Existe também o temor de que a estrutura do voto plural não funcione a longo prazo. Uma análise feita em 2017 por especialistas da Escola de Direito de Harvard e da Universidade de Tel Aviv verificou que as vantagens da estrutura, como a confiança no talento dos fundadores, tendem a diminuir ao longo do tempo, enquanto os riscos potenciais tendem a aumentar. O caso de Mark Zuckerberg é emblemático. Ele pode ter sido a melhor cabeça para conduzir o Facebook da fundação da empresa ao IPO em 2012, mas sua atuação recente diante dos escândalos de vazamento de dados na plataforma vem sendo alvo de críticas — e nada garante que sua visão será a melhor para a empresa nos próximos 20 ou 30 anos. A solução ideal, segundo a análise, seria a adoção do mecanismo sunset clause (a já citada cláusula de caducidade), que limita o tempo de duração das ações com supervoto.

Mais uma salvaguarda necessária é decidir o destino desses papéis caso o fundador morra ou queira vendê-los. Na opinião de Andréia Casquet, professora do Insper e pesquisadora na área de ações superpreferenciais, é necessário que as ações com voto plural percam a característica do superpoder de voto caso sejam herdadas ou adquiridas via mercado de capitais. “Quem aposta em um fundador não quer colocar o negócio na mão de um terceiro. Assim, é imprescindível que os possíveis destinos dessas ações estejam claros para o investidor desde o começo”, explica.

Popularidade crescente

Mesmo com as restrições, os senões e as opiniões divergentes, o mecanismo de dual class share só cresce em popularidade. Atualmente, 11 das 20 maiores bolsas do mundo permitem a estrutura. As últimas a se render às ações com supervoto foram as bolsas de Hong Kong e Singapura, principalmente por conta da pressão competitiva de outros mercados. Em 2012, Singapura perdeu o IPO do time de futebol inglês Manchester United, que pretendia captar o equivalente a 633 milhões de libras no mercado do país emitindo duas classes de ações ordinárias — o que era proibido na época. Já Hong Kong acabou perdendo a listagem da gigante chinesa Alibaba para a americana Nyse. O IPO da bigtech chinesa, concretizado em 2014, foi o segundo maior da história, movimentando 25 bilhões de dólares.

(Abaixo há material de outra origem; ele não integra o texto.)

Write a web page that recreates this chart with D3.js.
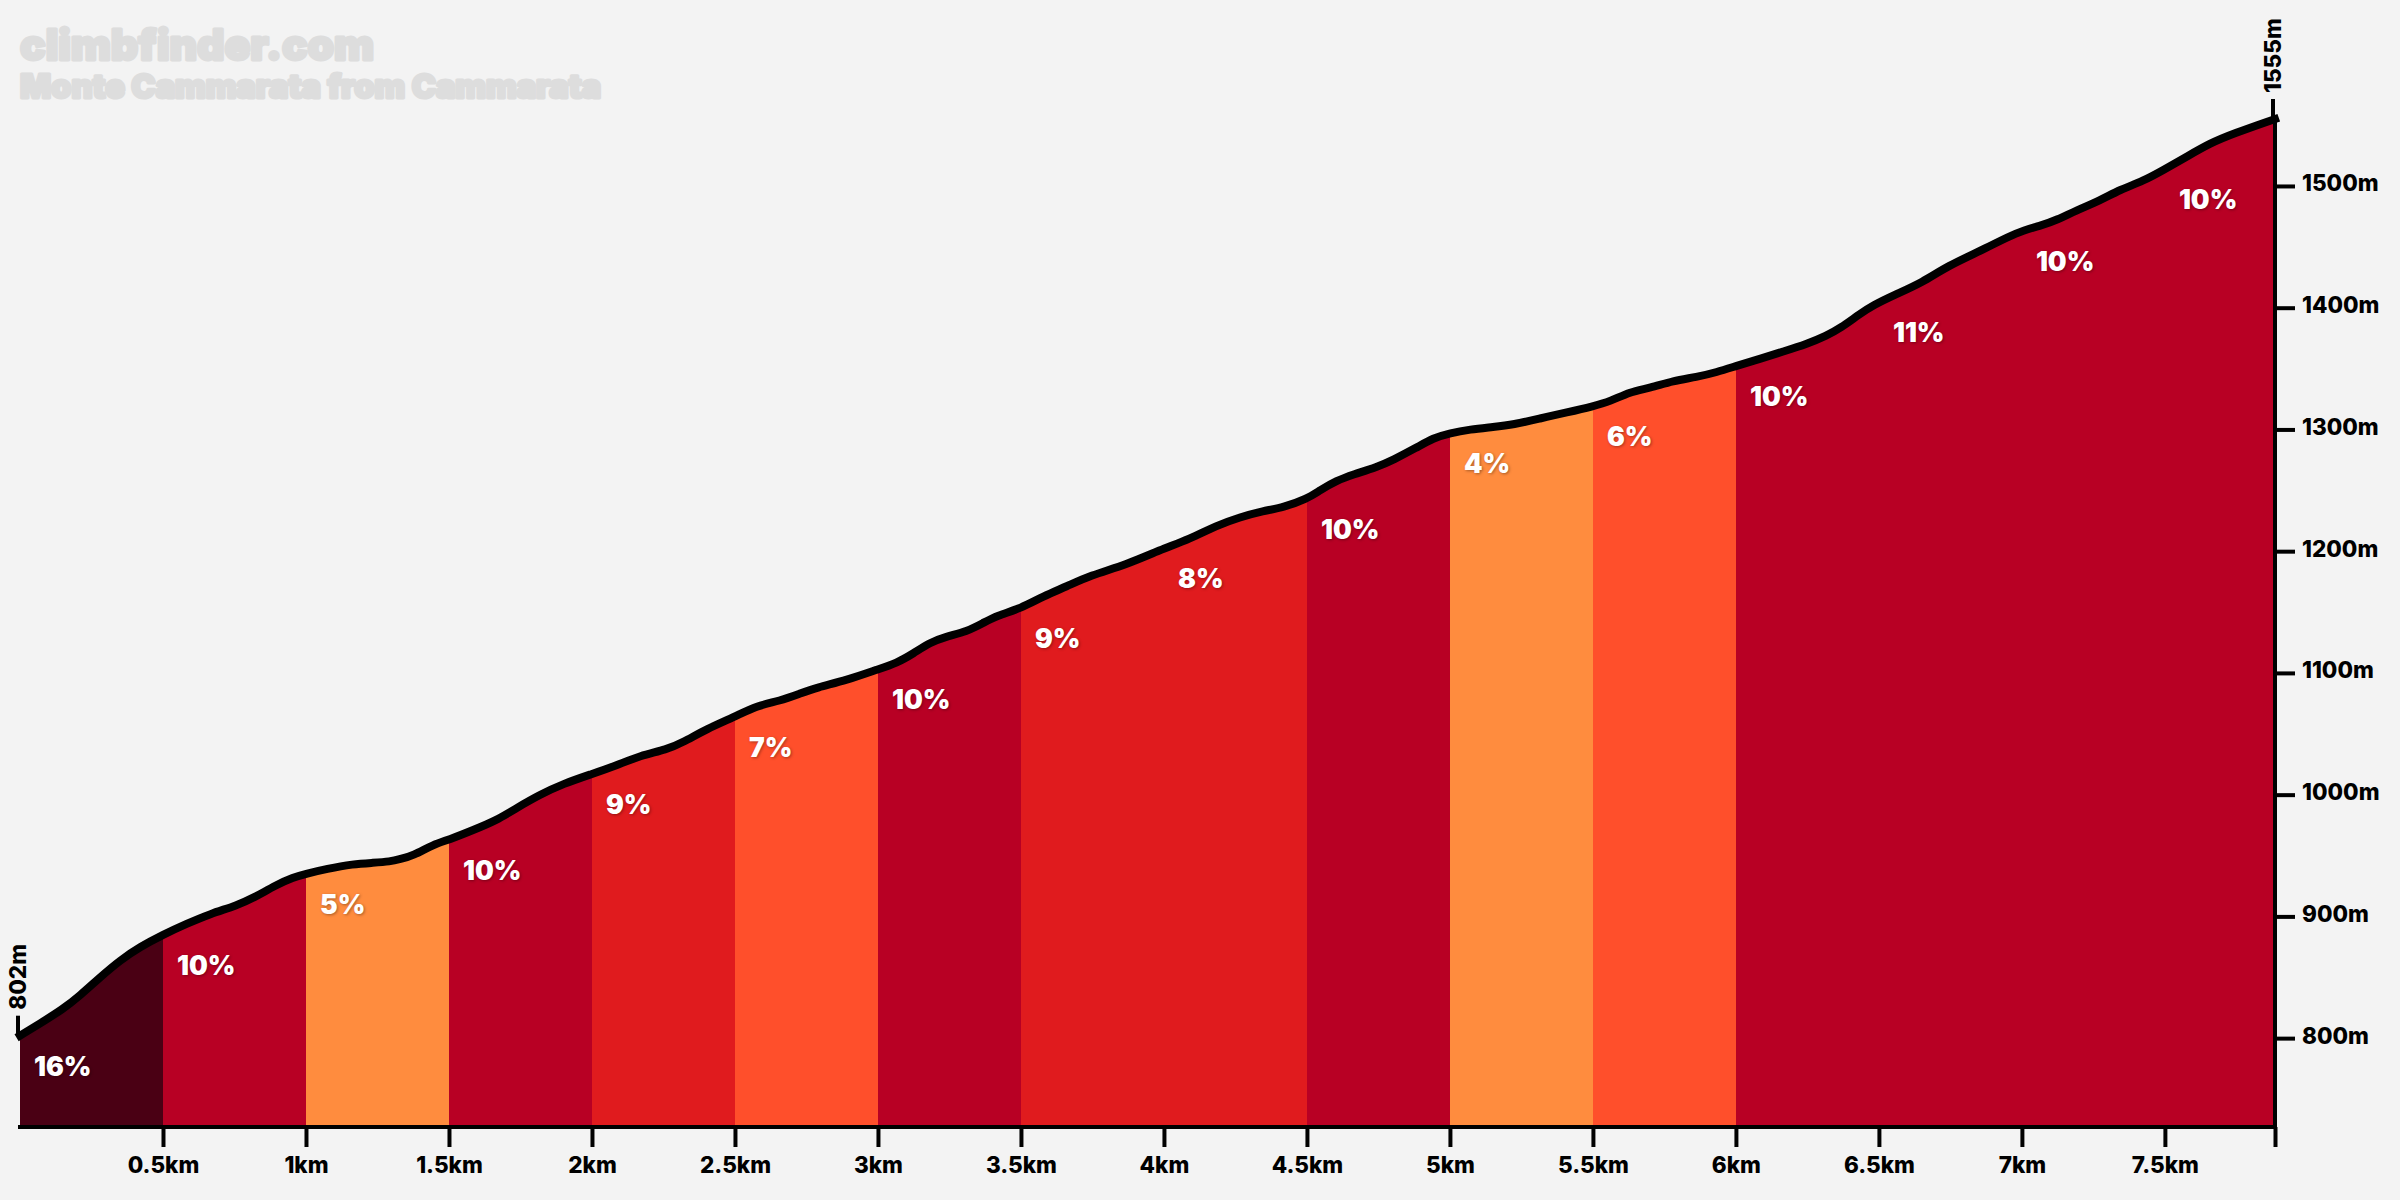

“Quando os Estados Unidos adotam uma prática como o voto plural, não existe maneira de impedir que a estrutura se espalhe. É como dar murro em ponta de faca”, afirma Guilherme Afonso Ferreira, sócio da Teorema Gestão de Ativos. Segundo ele, a adoção do voto plural é importante para que o Brasil não continue a perder bons IPOs nacionais para o exterior. “O mercado brasileiro está crescendo e tem capacidade para acolher a nova estrutura”, diz.

Enquanto os participantes do mercado tentam chegar a um consenso sobre o assunto, a CVM se movimenta para facilitar o acesso dos brasileiros a papéis de empresas nacionais que se listam no exterior. Em dezembro do ano passado (coincidentemente no mesmo dia do IPO da XP), o regulador colocou em audiência pública a possibilidade de flexibilizar as regras dos brazilian depositary receipts (BDRs). A proposta elimina a restrição para a emissão de BDRs por empresas que tenham a maior parte dos ativos e receitas no Brasil. Caso já estivesse em vigor, a regra permitiria a listagem de recibos de ações da XP na B3, por exemplo.

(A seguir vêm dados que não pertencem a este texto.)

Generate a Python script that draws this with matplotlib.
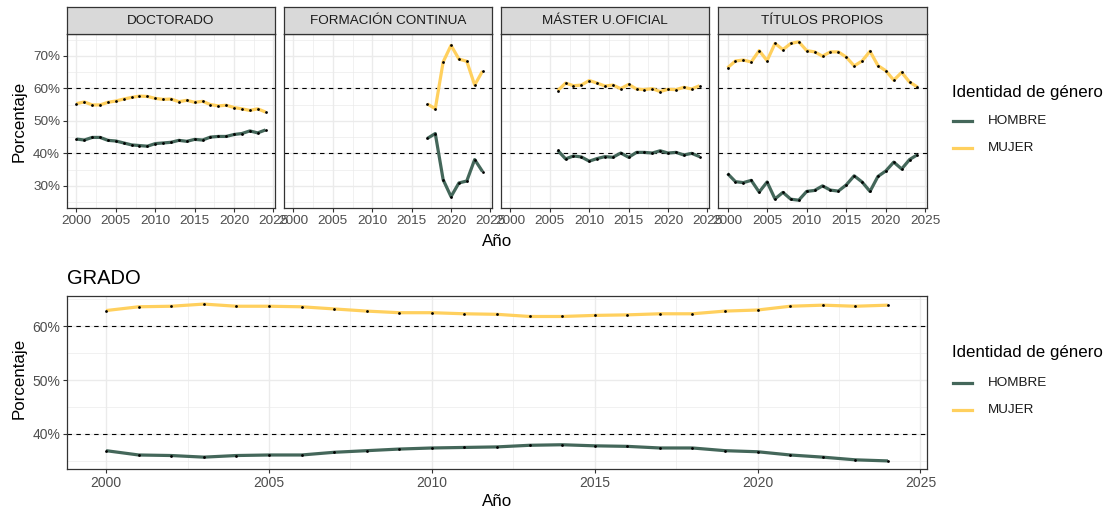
#!/usr/bin/env python3
"""Porcentaje por identidad de género y tipo de estudio."""

import matplotlib
matplotlib.use("Agg")
import matplotlib.pyplot as plt
from matplotlib.lines import Line2D
from matplotlib.ticker import FuncFormatter, FixedLocator

plt.rcParams["font.family"] = ["Liberation Sans", "DejaVu Sans"]

W, H = 1110, 515

# ---- data -----------------------------------------------------------------
years_all = list(range(2000, 2025))

doc_mujer = [55.3, 55.8, 54.9, 54.9, 55.7, 56.1, 56.7, 57.2, 57.6, 57.5, 56.9, 56.6, 56.7,
             55.9, 56.3, 55.7, 56.0, 55.0, 54.6, 54.8, 54.1, 53.7, 53.2, 53.7, 52.7]
doc_hombre = [44.4, 44.1, 44.9, 44.9, 44.0, 43.8, 43.2, 42.6, 42.4, 42.2, 43.0, 43.2, 43.4,
              44.0, 43.7, 44.3, 44.1, 45.0, 45.2, 45.2, 45.8, 46.1, 46.9, 46.3, 47.2]

fc_years = list(range(2017, 2025))
fc_mujer = [55.2, 53.7, 68.1, 73.2, 69.0, 68.3, 61.0, 65.3]
fc_hombre = [44.6, 46.1, 31.9, 26.7, 30.9, 31.5, 38.1, 34.4]

mu_years = list(range(2006, 2025))
mu_mujer = [59.3, 61.6, 60.8, 61.0, 62.4, 61.6, 60.7, 61.0, 59.9, 61.2, 59.8, 59.6, 59.9,
            59.0, 59.7, 59.6, 60.3, 59.8, 60.8]
mu_hombre = [40.9, 38.3, 39.2, 38.9, 37.6, 38.4, 39.0, 38.8, 40.1, 38.8, 40.3, 40.3, 40.1,
             40.8, 40.1, 40.3, 39.5, 40.0, 39.0]

tp_mujer = [66.3, 68.4, 68.7, 68.1, 71.6, 68.5, 73.8, 71.9, 73.8, 74.3, 71.6, 71.2, 69.9,
            71.2, 71.2, 69.6, 66.9, 68.4, 71.4, 67.0, 65.4, 62.5, 64.9, 61.9, 60.4]
tp_hombre = [33.8, 31.3, 31.0, 31.7, 28.1, 31.2, 26.0, 28.0, 25.9, 25.6, 28.3, 28.6, 30.0,
             28.7, 28.4, 30.3, 33.1, 31.2, 28.3, 32.9, 34.6, 37.3, 35.2, 38.1, 39.6]

grado_mujer = [62.9, 63.6, 63.7, 64.1, 63.7, 63.7, 63.6, 63.2, 62.8, 62.5, 62.5, 62.3, 62.2,
               61.8, 61.8, 62.0, 62.1, 62.3, 62.3, 62.8, 63.0, 63.7, 63.9, 63.7, 63.9]
grado_hombre = [36.9, 36.1, 36.0, 35.7, 36.0, 36.1, 36.1, 36.6, 36.9, 37.2, 37.4, 37.5, 37.6,
                37.9, 38.0, 37.8, 37.7, 37.4, 37.4, 36.9, 36.7, 36.1, 35.7, 35.2, 35.0]

facets = [
    ("DOCTORADO", years_all, doc_hombre, doc_mujer),
    ("FORMACIÓN CONTINUA", fc_years, fc_hombre, fc_mujer),
    ("MÁSTER U.OFICIAL", mu_years, mu_hombre, mu_mujer),
    ("TÍTULOS PROPIOS", years_all, tp_hombre, tp_mujer),
]

x_ticks = [2000, 2005, 2010, 2015, 2020, 2025]
top_y_ticks = [30, 40, 50, 60, 70]
grado_y_ticks = [40, 50, 60]
ref_lines = [40, 60]
legend_labels = ["HOMBRE", "MUJER"]

# ---- style ----------------------------------------------------------------
C_HOMBRE = "#44675A"
C_MUJER = "#FFD05E"
GRID = "#EBEBEB"
BORDER = "#333333"
TICK_TXT = "#4D4D4D"
TITLE_SIZE = 12.2


def px_axes(fig, x0, y0, x1, y1):
    return fig.add_axes([x0 / W, 1 - y1 / H, (x1 - x0) / W, (y1 - y0) / H])


def fy(y):
    return 1 - y / H


def style_panel(ax, xlim, ylim, yticks, show_y, tick_size):
    ax.set_xlim(*xlim)
    ax.set_ylim(*ylim)
    ax.set_xticks(x_ticks)
    ax.xaxis.set_minor_locator(FixedLocator([t + 2.5 for t in [1995] + x_ticks]))
    ax.set_yticks(yticks)
    ax.yaxis.set_minor_locator(FixedLocator([t - 5 for t in yticks] + [yticks[-1] + 5]))
    ax.grid(True, which="major", color=GRID, lw=1.0, zorder=0)
    ax.grid(True, which="minor", color=GRID, lw=0.5, zorder=0)
    ax.set_axisbelow(True)
    for s in ax.spines.values():
        s.set_color(BORDER)
        s.set_linewidth(0.9)
    ax.tick_params(which="major", length=3, width=0.8, color=BORDER,
                   labelsize=tick_size, labelcolor=TICK_TXT, pad=2)
    ax.tick_params(which="minor", length=0)
    ax.yaxis.set_major_formatter(FuncFormatter(lambda v, _: f"{v:.0f}%"))
    if not show_y:
        ax.tick_params(axis="y", which="major", labelleft=False, length=0)


def draw_series(ax, yrs, hombre, mujer):
    for yv in ref_lines:
        ax.axhline(yv, color="black", lw=0.8, ls=(0, (4, 4)), zorder=1)
    ax.plot(yrs, hombre, color=C_HOMBRE, lw=2.3, zorder=2, solid_capstyle="butt")
    ax.plot(yrs, mujer, color=C_MUJER, lw=2.3, zorder=2, solid_capstyle="butt")
    ax.plot(yrs, hombre, "o", color="black", ms=2.0, mew=0, zorder=3)
    ax.plot(yrs, mujer, "o", color="black", ms=2.0, mew=0, zorder=3)


def add_legend(fig, y_title, y_items):
    fig.text(952 / W, fy(y_title), "Identidad de género", ha="left", va="center",
             fontsize=TITLE_SIZE)
    for label, color, y in zip(legend_labels, [C_HOMBRE, C_MUJER], y_items):
        fig.add_artist(Line2D([953 / W, 972 / W], [fy(y), fy(y)], color=color, lw=2.3,
                              transform=fig.transFigure))
        fig.text(988 / W, fy(y), label, ha="left", va="center", fontsize=9.7,
                 color="#1A1A1A")


fig = plt.figure(figsize=(W / 100, H / 100), dpi=100)

xlim = (1998.8, 2025.2)
panels_x = [(67, 275), (284, 492), (501, 709), (718, 927)]
for i, (name, yrs, hombre, mujer) in enumerate(facets):
    x0, x1 = panels_x[i]
    ax = px_axes(fig, x0, 34, x1, 208)
    style_panel(ax, xlim, (23.2, 76.7), top_y_ticks, show_y=(i == 0), tick_size=9.7)
    draw_series(ax, yrs, hombre, mujer)
    strip = px_axes(fig, x0, 7, x1, 34)
    strip.set_facecolor("#D9D9D9")
    strip.set_xticks([])
    strip.set_yticks([])
    for s in strip.spines.values():
        s.set_color(BORDER)
        s.set_linewidth(0.9)
    strip.text(0.5, 0.5, name, ha="center", va="center", fontsize=9.7, color="#1A1A1A",
               transform=strip.transAxes)

fig.text(497 / W, fy(242), "Año", ha="center", va="center", fontsize=TITLE_SIZE)
fig.text(19 / W, fy(121), "Porcentaje", ha="center", va="center", rotation=90,
         fontsize=TITLE_SIZE)
add_legend(fig, 93, [121, 148])

ax = px_axes(fig, 67, 296, 927, 469)
style_panel(ax, xlim, (33.5, 65.6), grado_y_ticks, show_y=True, tick_size=10.0)
draw_series(ax, years_all, grado_hombre, grado_mujer)
fig.text(67 / W, fy(278), "GRADO", ha="left", va="center", fontsize=14.5)
fig.text(497 / W, fy(502), "Año", ha="center", va="center", fontsize=TITLE_SIZE)
fig.text(19 / W, fy(378), "Porcentaje", ha="center", va="center", rotation=90,
         fontsize=TITLE_SIZE)
add_legend(fig, 353, [383, 410])

fig.savefig("out.png", dpi=100)
plt.close(fig)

A flexibilização proposta pelo regulador é pertinente, já que as discussões em torno das superONs são bastante complexas e envolvem uma série de ajustes e transformações do que se considera hoje como boa governança. Caso a estrutura seja adotada, ainda caberá às empresas convencer o investidor que vale a pena assinar uma procuração em nome de determinado fundador. Será uma escolha entre o risco de ficar de fora de um bom negócio e a ameaça de aportar capital numa empresa que tem um acionista superpoderoso.